Death took a young son from each woman. Then it took a step-daughter from Cox.

Death, and the holes it punched in their lives, brought the women together — first in pain, and now in a business they view as a calling.

Cox, of Lake Ann, and Marotzke, of Traverse City, recently launched Grave Care Specialists. They're now spending a lot of time initiating the unfamiliar — which is most people, they said — in what they do. They tidy graves — scrub stones, plant flowers and place wreaths at local cemetery plots. They weed. In the winter, they may place a "grave blanket" of evergreen boughs, ribbon and pine cones on top of the snow.

Packages vary from a $25 water visit to total seasonal care, plus two special occasion days, for $375.

This strong desire to help people honor their dead results from their personal experience and happenstance meeting — both working through death and around it. The mothers met each other in 2013 while working in local hospice care.

Marotzke, a former nursing director in Midland, had just moved to Traverse City after her 27-year-old son, a Suttons Bay beekeeper with a wife and three young children, was killed in a semitruck crash in 2012.

Cox's son, a U.S. Army combat veteran, took his own life that same year after serving in Afghanistan. He was 24. Then Cox's stepdaughter died in 2014, a 28-year-old mother of three.

The women — grieving, working and supporting families in death — discovered each other.

"Through the leaning on each other and the grieving, and the days, we developed a friendship," Cox said. "When things like this happen to you, you have to believe there's a reason you've been dealt these cards, that it serves a purpose.

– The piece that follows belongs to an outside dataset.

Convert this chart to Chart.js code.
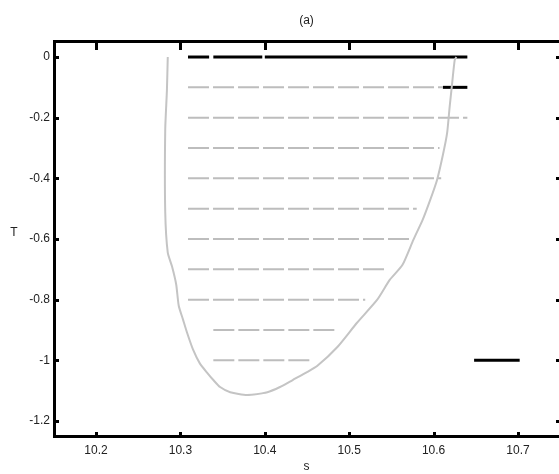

Our paths otherwise would have never crossed."

Both also bonded in their shared belief that their children's gravesites reflect their continued care and love. But they discovered this is easier said than done.

Families move. People vacation in Florida. Tidying her son's grave in winter involves snowshoes, and looking in on her parents means a four-hour round trip, Marotzke said.

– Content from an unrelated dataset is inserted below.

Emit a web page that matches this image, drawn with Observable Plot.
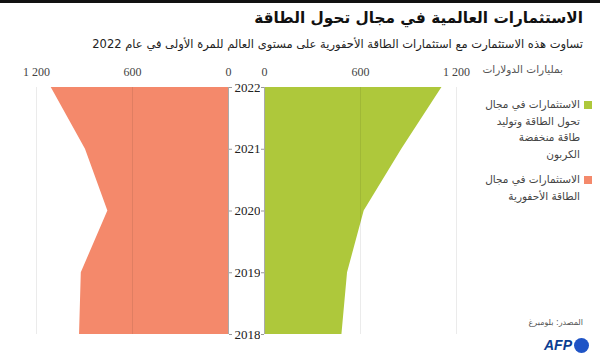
<!DOCTYPE html>
<html><head><meta charset="utf-8">
<script src="https://cdn.jsdelivr.net/npm/d3@7"></script>
<script src="https://cdn.jsdelivr.net/npm/@observablehq/plot@0.6"></script>
<style>
body{margin:0;background:#fff;width:600px;height:359px;overflow:hidden;position:relative;font-family:"DejaVu Sans",sans-serif;}
.abs{position:absolute;}
#topbar{left:0;top:0;width:600px;height:3px;background:#111;}
#title{right:17px;top:9px;font-size:15.3px;font-weight:bold;color:#111;direction:rtl;white-space:nowrap;}
#subtitle{right:17px;top:37px;font-size:11.5px;color:#222;direction:rtl;white-space:nowrap;}
#unit{right:37px;top:63px;font-size:10.5px;color:#555;direction:rtl;white-space:nowrap;}
.leg{right:20px;font-size:10.5px;color:#444;direction:rtl;line-height:16.5px;text-align:right;}
.sw{width:8px;height:8px;position:absolute;right:-12px;top:5px;}
#source{right:17px;top:318px;font-size:8px;color:#555;direction:rtl;white-space:nowrap;}
#afp{right:11px;top:337px;font-size:14px;font-weight:900;font-style:italic;color:#0b3d91;font-family:"Liberation Sans",Arial,sans-serif;display:flex;align-items:center;gap:2px;}
#afp span.dot{display:inline-block;width:15px;height:15px;border-radius:50%;background:#1f54c6;}
</style></head>
<body>
<div id="topbar" class="abs"></div>
<div id="title" class="abs">الاستثمارات العالمية في مجال تحول الطاقة</div>
<div id="subtitle" class="abs">تساوت هذه الاستثمارت مع استثمارات الطاقة الأحفورية على مستوى العالم للمرة الأولى في عام 2022</div>
<div id="unit" class="abs">بمليارات الدولارات</div>
<div id="leg1" class="abs leg" style="top:96px;"><div class="sw" style="background:#AEC83B"></div>الاستثمارات في مجال<br>تحول الطاقة وتوليد<br>طاقة منخفضة<br>الكربون</div>
<div id="leg2" class="abs leg" style="top:171px;"><div class="sw" style="background:#F4896B"></div>الاستثمارات في مجال<br>الطاقة الأحفورية</div>
<div id="source" class="abs">المصدر: بلومبرغ</div>
<div id="afp" class="abs">AFP<span class="dot"></span></div>
<div id="left" class="abs" style="left:0;top:60px;"></div>
<div id="right" class="abs" style="left:240px;top:60px;"></div>
<script>
const years = [2018, 2019, 2020, 2021, 2022];
const fossil = [931, 920, 754, 894, 1108];
const transition = [484, 519, 623, 858, 1109];
const xTicks = [0, 600, 1200];
const fossilColor = "#F4896B";
const transitionColor = "#AEC83B";

const fossilData = years.map((y, i) => ({year: y, value: fossil[i]}));
const transData = years.map((y, i) => ({year: y, value: transition[i]}));
const fmt = d => d3.format(",")(d).replace(",", " ");

const common = {
  height: 285, marginTop: 27, marginBottom: 11,
  y: {domain: [2018, 2022], label: null},
  style: {fontFamily: "'Liberation Serif', 'DejaVu Serif', serif", fontSize: "12px", color: "#333", background: "transparent"}
};

const left = Plot.plot({
  ...common,
  width: 260, marginLeft: 36, marginRight: 32,
  x: {domain: [0, 1200], reverse: true, label: null},
  marks: [
    Plot.areaX(fossilData, {y: "year", x: "value", fill: fossilColor}),
    Plot.gridX(xTicks, {stroke: "#000", strokeOpacity: 0.08}),
    Plot.ruleX([0], {stroke: "#aaa"}),
    Plot.axisX(xTicks, {anchor: "top", label: null, tickSize: 0, tickPadding: 12, tickFormat: fmt, fontSize: 12, fill: "#444"}),
    Plot.axisY(years, {anchor: "right", label: null, tickSize: 3, tickPadding: 3, tickFormat: d => String(d), fontSize: 13, fill: "#222", stroke: "#999"})
  ]
});
document.getElementById("left").appendChild(left);

const right = Plot.plot({
  ...common,
  width: 240, marginLeft: 24, marginRight: 24,
  x: {domain: [0, 1200], label: null},
  marks: [
    Plot.areaX(transData, {y: "year", x: "value", fill: transitionColor}),
    Plot.gridX(xTicks, {stroke: "#000", strokeOpacity: 0.08}),
    Plot.ruleX([0], {stroke: "#aaa"}),
    Plot.axisX(xTicks, {anchor: "top", label: null, tickSize: 0, tickPadding: 12, tickFormat: fmt, fontSize: 12, fill: "#444"}),
    Plot.axisY(years, {anchor: "left", label: null, tickSize: 3, tickFormat: () => "", stroke: "#999"})
  ]
});
document.getElementById("right").appendChild(right);
</script>
</body></html>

A weedy gravesite doesn't mean you've forgotten the person, but while memory is instant, going the actual distance isn't always possible, Marotzke said.

So as their friendship grew, so did the seed for a business idea, they said.

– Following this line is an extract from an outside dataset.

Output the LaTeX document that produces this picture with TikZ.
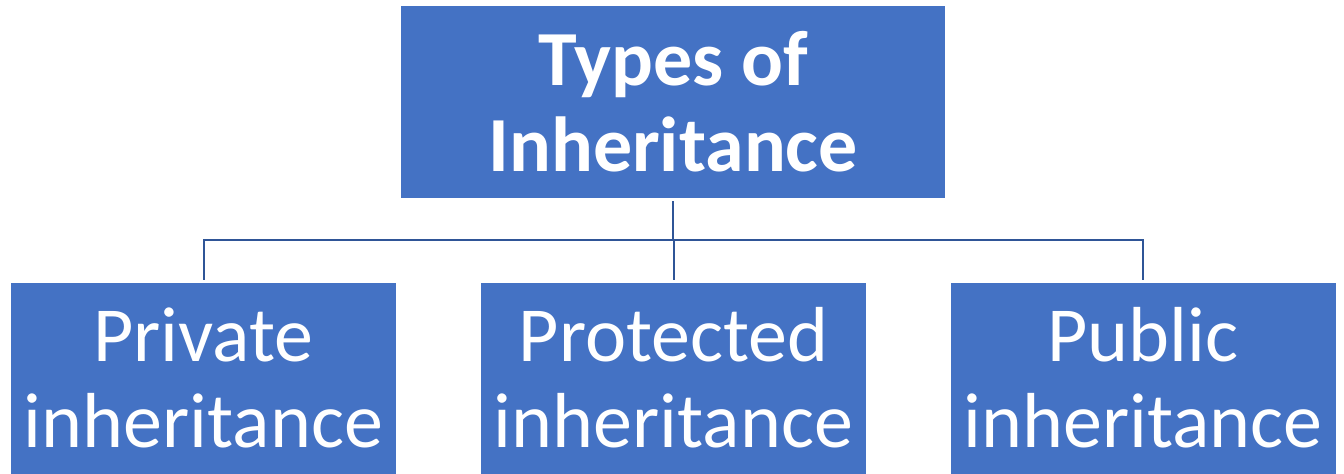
\documentclass[tikz,border=0pt]{standalone}
\usepackage{fontspec}
\setmainfont{Carlito}
\definecolor{boxblue}{HTML}{4472C4}
\definecolor{linkblue}{HTML}{2F5597}
\begin{document}
\begin{tikzpicture}[x=0.5pt,y=-0.5pt,
  box/.style={fill=boxblue,text=white,align=center,inner sep=0pt,
    minimum width=192.5pt,minimum height=95.5pt,
    font=\fontsize{39}{43}\selectfont},
  rootbox/.style={box,minimum width=272pt,minimum height=96pt,
    font=\fontsize{39}{43}\selectfont\bfseries},
  link/.style={draw=linkblue,line width=1pt}]
\useasboundingbox (0,0) rectangle (1344,473);
\node[rootbox] (root) at (673,102) {Types of\\Inheritance};
\node[box] (priv) at (203.5,378) {Private\\inheritance};
\node[box] (prot) at (673.5,378) {Protected\\inheritance};
\node[box] (pub) at (1143,378) {Public\\inheritance};
\coordinate (bus) at (673,240);
\draw[link,shorten <=1.5pt] (root) -- (bus);
\foreach \leaf in {priv,prot,pub}
  \draw[link,shorten >=1pt] (bus) -| (\leaf);
\end{tikzpicture}
\end{document}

"We wanted to do something meaningful," Marotzke said. "We want those loved ones to be reassured, knowing that we're looking out for them."

Working in cemeteries is also healing on a personal level, she added.

"I still cry almost every time," Marotzke said. "In a cemetery you look at the names and you wonder what this person was all about — when you see a whole family buried together your heart breaks for them. ... but the cemetery is also a step back in time, and place to celebrate life."

Cemeteries are places Cox holds close to her heart — looking after the dead is what she's meant to do, she said.

"I feel so relaxed, so peaceful. I feel that's right where I'm supposed to be," Cox said. "It just makes me feel that whoever is there is well cared for and loved. These people live on, they know that we still love them."